When Barack Obama hosts George W. Bush at the White House today for the unveiling of Bush’s presidential portrait, the 44th president will have to find something nice to say about the 43rd. Perhaps Obama could point out that the two men’s counterterrorism policies are virtually indistinguishable — except in the liberal reaction to them.
Take this week’s New York Times report on Obama’s drone war. Imagine the outcry that would have erupted on the left if the Times had reported that during his time in office, Bush was personally selecting “every new name on an expanding ‘kill list’” of terrorists to be vaporized? Imagine if the Times had described White House officials boasting about how Bush “approves lethal action without handwringing,” or how Bush had told aides that the decision to kill an American citizen with a drone was an “easy one”? Imagine if the Times had revealed that Karl Rove, “the president’s closest political adviser, began showing up at the ‘Terror Tuesday’ meetings” each week in the Situation Room where decisions were made as to who would live or die?
There would be bonfires burning in Lafayette Park.
So the absence of outrage was palpable when the Times reported such details about Barack Obama’s drone campaign against al-Qaeda. Consider some of the Times revelations:
●When he issued executive orders shutting down CIA interrogations and Guantanamo Bay, Obama “without showing his hand” performed a “deft insertion of some wiggle words” that created “subtle loopholes . . . carving out the maximum amount of maneuvering room to fight the war on terror as he saw fit.”
● In addition to “personality” strikes against named, high-value terrorists, Obama has also authorized “signature” strikes against “suspicious compounds” and targets “whose names [we] do not know.”
● While claiming to have tightened the rules for protecting innocent lives, “Obama embraced a disputed method for counting civilian casualties,” which “counts all military-age males in a strike zone as combatants” because “people in an area of known terrorist activity, or found with a top Qaeda operative, are probably up to no good.”
●When it came to killing American-born cleric Anwar al-Awlaki, Obama determined that he could “order the targeting of an American citizen, in a country with which the United States is not at war, in secret and without the benefit of a trial” relying on a secret Justice Department finding that a U.S. citizen’s Fifth Amendment right to due process “could be satisfied by internal deliberations in the executive branch.”

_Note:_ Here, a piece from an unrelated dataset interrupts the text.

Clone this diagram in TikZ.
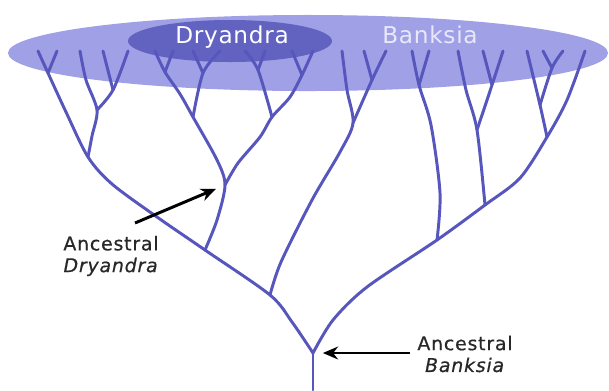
\documentclass[tikz,border=0pt]{standalone}
\usepackage{fontspec}
\setmainfont{DejaVu Sans}
\newfontfamily\cladefont[LetterSpace=3]{DejaVu Sans}
\newfontfamily\notefont[LetterSpace=4,FakeBold=0.6]{DejaVu Sans}
\usepackage{tikz}
\usetikzlibrary{arrows.meta,positioning,shapes.geometric}
\definecolor{treeblue}{RGB}{86,86,188}
\definecolor{ovallight}{RGB}{160,160,230}
\definecolor{ovaldark}{RGB}{98,98,192}
\definecolor{ovaltext}{RGB}{232,232,250}
\definecolor{labelgrey}{RGB}{40,40,40}

\begin{document}
\begin{tikzpicture}[x=0.025cm, y=-0.025cm,
    branch/.style={treeblue, line width=2.1pt, line cap=round, line join=round},
    oval/.style={ellipse, inner sep=0pt},
    cladename/.style={font=\cladefont\fontsize{16.5}{19}\selectfont, inner sep=0pt},
    note/.style={font=\notefont\fontsize{13.5}{15.5}\selectfont,
                 text=labelgrey, align=center},
    arr/.style={-{Stealth[length=3.8mm, width=3.2mm]}, line width=2.1pt, black},
  ]
  \useasboundingbox (0,0) rectangle (609,390);

  % Ovals
  \node[oval, fill=ovallight, minimum width=15cm, minimum height=1.9cm]
    (bankoval) at (308,53) {};
  \node[oval, fill=ovaldark, minimum width=5.1cm, minimum height=1.05cm]
    (dryoval) at (230,41) {};

  % Tips
  \foreach \n/\x in {1/38, 2/57, 3/80, 4/103, 5/128, 6/155, 7/173, 8/193,
                     9/220, 10/245, 11/265, 12/292, 13/313, 14/342, 15/364,
                     16/386, 17/412, 18/429, 19/458, 20/483, 21/503, 22/527,
                     23/543, 24/563, 25/585}
    \coordinate (t\n) at (\x,51);

  % Forks
  \coordinate (root) at (313,390);
  \coordinate (ancB) at (313,353);
  \coordinate (l1) at (270,295);
  \coordinate (l2) at (205,250);
  \coordinate (l3) at (88,157);
  \coordinate (l3a) at (48,73);
  \coordinate (l3b) at (97,110);
  \coordinate (l3c) at (113,90);
  \coordinate (ancD) at (225,185);
  \coordinate (dl) at (193,117);
  \coordinate (dla) at (165,72);
  \coordinate (dlb) at (203,73);
  \coordinate (dr) at (272,117);
  \coordinate (dra) at (258,70);
  \coordinate (drb) at (302,75);
  \coordinate (b1) at (353,123);
  \coordinate (b1a) at (372,80);
  \coordinate (r1) at (437,240);
  \coordinate (r1a) at (419,85);
  \coordinate (r2) at (485,205);
  \coordinate (r2a) at (477,130);
  \coordinate (r2b) at (492,85);
  \coordinate (r3) at (547,137);
  \coordinate (r3a) at (540,105);
  \coordinate (r3b) at (552,68);

  % Trunk and left spine
  \draw[branch] (root) -- (ancB);
  \draw[branch] plot[smooth] coordinates {(ancB) (292,322) (l1) (l2) (157,217)
    (112,184) (l3) (66,112) (l3a) (t1)};
  \draw[branch] (l3a) -- (t2);
  \draw[branch] plot[smooth] coordinates {(l3) (92,136) (l3b) (86,80) (t3)};
  \draw[branch] plot[smooth] coordinates {(l3b) (l3c) (t5)};
  \draw[branch] (l3c) -- (t4);

  % Dryandra clade
  \draw[branch] plot[smooth] coordinates {(l2) (217,220) (ancD) (217,160) (dl)
    (180,94) (dla) (t6)};
  \draw[branch] (dla) -- (t7);
  \draw[branch] plot[smooth] coordinates {(dl) (dlb) (t9)};
  \draw[branch] (dlb) -- (t8);
  \draw[branch] plot[smooth] coordinates {(ancD) (238,163) (260,137) (dr)
    (290,97) (drb) (t13)};
  \draw[branch] plot[smooth] coordinates {(dr) (dra) (t10)};
  \draw[branch] (dra) -- (t11);
  \draw[branch] (drb) -- (t12);

  % Branch from l1
  \draw[branch] plot[smooth] coordinates {(l1) (281,262) (312,200) (340,152)
    (b1) (347,90) (t14)};
  \draw[branch] plot[smooth] coordinates {(b1) (b1a) (t16)};
  \draw[branch] (b1a) -- (t15);

  % Right spine
  \draw[branch] plot[smooth] coordinates {(ancB) (333,320) (367,287) (r1) (r2)
    (520,178) (r3) (567,100) (t25)};
  \draw[branch] plot[smooth] coordinates {(r1) (440,193) (431,125) (r1a) (t17)};
  \draw[branch] (r1a) -- (t18);
  \draw[branch] plot[smooth] coordinates {(r2) (r2a) (466,90) (t19)};
  \draw[branch] plot[smooth] coordinates {(r2a) (r2b) (t21)};
  \draw[branch] (r2b) -- (t20);
  \draw[branch] plot[smooth] coordinates {(r3) (r3a) (t22)};
  \draw[branch] plot[smooth] coordinates {(r3a) (r3b) (t24)};
  \draw[branch] (r3b) -- (t23);

  % Clade names
  \node[cladename, text=white] (drytext) at (232,37) {Dryandra};
  \node[cladename, text=ovaltext] (banktext) at (430,35) {Banksia};

  % Ancestors
  \node[note] (ancDlabel) at (111,256) {Ancestral\\\textit{Dryandra}};
  \node[note] (ancBlabel) at (465,354) {Ancestral\\\textit{Banksia}};
  \coordinate (dtail) at (135,223);

  \draw[arr, shorten >=7pt] (dtail) -- (ancD);
  \draw[arr, shorten >=7pt] ([xshift=-2pt]ancBlabel.west |- ancB) -- (ancB);
\end{tikzpicture}
\end{document}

Where are the congressional hearings charging that Obama is running an “imperial presidency”? Where is the New York Times editorial declaring that Obama has overseen “an expansion of presidential power chilling both in its sweep and in the damage it did to the constitutional system of checks and balances”? Where is the three-year investigation and 5,000 page report from Democrats on the Senate Intelligence Committee into Obama’s drone campaign?
Last year Amnesty International demanded Bush’s arrest for ordering the capture and interrogation of senior terrorist leaders, after which they were sent (alive) to Guantanamo Bay for trial. Well according to the Times, our Nobel Peace Prize-winning president ordered drone strikes that use cluster bombs and have allegedly killed not only their intended targets but also “neighboring families.” Why isn’t Amnesty demanding Obama’s arrest for war crimes?
The fact is, with the critically important exception of terrorist interrogation, Obama has embraced nearly all of Bush’s major counterterrorism policies. Rendition continues. Indefinite detention continues. The trial of terrorists by military commission continues. The National Security Agency’s “warrantless wiretapping” of terrorist communications continues. While Obama shut down the CIA interrogation program, he gladly used the intelligence it produced to find and kill Osama bin Laden. Instead of seeking congressional authorization to kill American-born terrorists with drones, Obama has instead relied on secret Justice Department memos. And while Obama disclosed Bush’s secret interrogation memos, he has steadfastly refused to make his own secret drone memos public.
Even the current pace of drone strikes is virtually unchanged from the pace set by Bush in the final six months of his administration. Obama has not escalated these strikes, as many suggest -- he simply continued the escalation Bush put in place before leaving office.
Indeed, the only changes Obama seems to have made to the drone campaign is that he took personal control of targeting decisions that Bush had left to experts in the intelligence community; gave his top political strategist, David Axelrod, a seat at the table where life or death decisions are made; and leaked the classified details of his policy to the New York Times so he could “spike the football” once again.
Most conservatives support Obama’s drone strategy. And apparently so do most liberals. A Post poll earlier this year found that 77 percent of self-described liberals support drone strikes, and 55 percent approve even if the targets are American citizens. This may be the greatest bipartisan achievement of Obama’s presidency: He has secured broad liberal support for the key elements of the Bush doctrine. That is an accomplishment that was unthinkable when Bush was in office — and one I suspect Obama will leave out of his remarks at the White House today.